Around the world last week were anniversary celebrations of the 1917 Russian Revolution which brought the Bolsheviks to power. Even Franco Spain was faithful in its fashion (see above). As usual, the most notable celebration was in Moscow. Notably absent: ailing, aging Joseph Stalin, 66, whom rumor put at Sochi on the Black Sea. where he rested for two months last autumn.

In Moscow’s flag-bedecked Bolshoi Theater the keynote address of the anniversary was delivered by the man whom many think Stalin has picked as his successor: swart, stocky Andrei Alexandrovich Zhdanov, 50. He is secretary of the Central Committee of the Communist Party, and is also chairman of the Supreme Soviet (Russian parliament), boss of Leningrad, colonel-general in the Russian Army and member of the potent, 14-man Politburo.

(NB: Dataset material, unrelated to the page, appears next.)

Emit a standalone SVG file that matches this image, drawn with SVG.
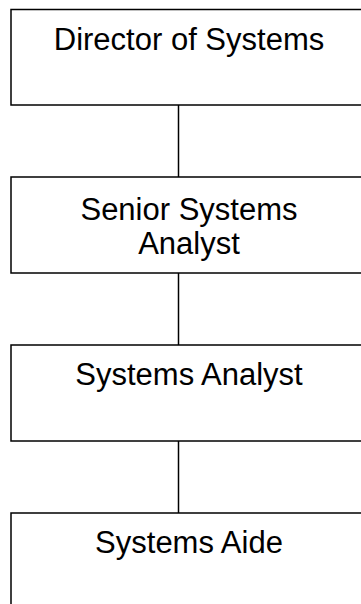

Zhdanov’s exposition of Soviet policy put the problem of peace in terms just opposite from the way most non-Russians thought of it. He said that Russia would not be intimidated by exponents of aggressive expansionism who were undermining international collaboration, but would continue to fight for security and the prevention of further aggression. Russia wished “to strengthen U.N.,” which other nations were trying “to shatter.” Russian blood, he added, “was not shed for atom blackmailers.”

Soviet newspapers carrying the Zhdanov speech featured a cartoon captioned Crew of Warmongers. It showed a fire truck driven by a cigar-smoking Churchill. The other firemen were Hearst, Baruch (with a bucketful of atom bombs), Franco, a Turk and a Greek. Said a poem accompanying the cartoon: “Although this crew carries a fire hose, it’s really a flame thrower.”